Fortunately, most publications in the past reported “age-standardized results”, which implies analysis stratified by age and sex, a situation in which the Ederer I, Hakulinen and Ederer II methods give comparable results, provided that the stratification was fine enough. In that case, all patients of each strata have roughly the same hazard and therefore, the relative survival ratio and net survival within the strata become roughly equal. Recent publications have focused on age-stratified Ederer II [8, 9] and have used simulations to support this theoretical fact and to evaluate the size of the bias in practice where the age intervals for stratification are rather wide. Further, the mean square errors of the age-stratified Ederer II were compared to those of the PP method, but the simulations were largely affected by the fact that they included very old patients, for whom very little or no information on long-term net survival is available in the data since their probability of dying of other causes is so high. In such cases, the variance of the PP method becomes very large reflecting that no information is available to estimate net survival of the old patients. On the other hand the variance of the age-stratified Ederer II remains comparatively small, since the estimator relies on the assumption that the younger patients still in the risk set carry the required information.

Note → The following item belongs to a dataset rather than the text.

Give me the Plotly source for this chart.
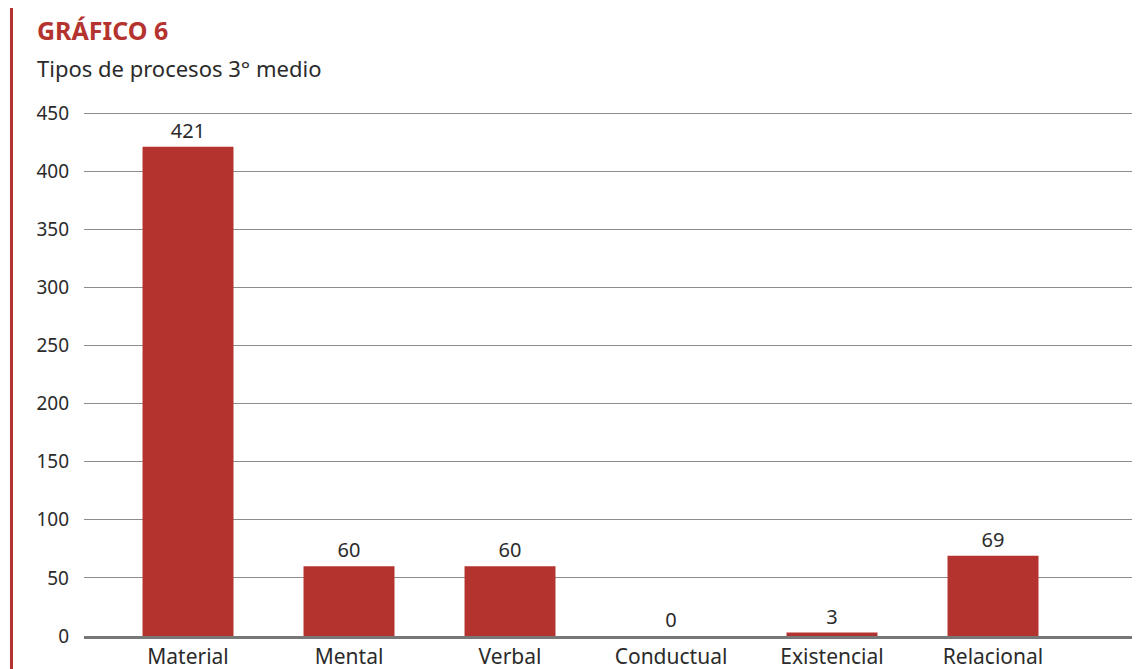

In practice, this assumption may or may not be true, therefore, their variance and bias strongly depended on the simulation parameters and results presented in both papers do not entirely agree. Further work may be needed to clarify these issues.

In practice, a common criterion in choosing a certain method is also the availability of the software. In the relative survival setting, the most recently introduced method is the PP estimator and the inexistence of this method in some of the standard software (e.g. SAS) can be a clear reason for the age-stratified Ederer II method to be used. However, the command availability is not a problem for the R or Stata users. All the methods mentioned in this paper are available in R package relsurv [15], in Stata, the commands stns [16], strs [17] and stnet [18] include the required options. In SEER*Stat the PP estimator is under development.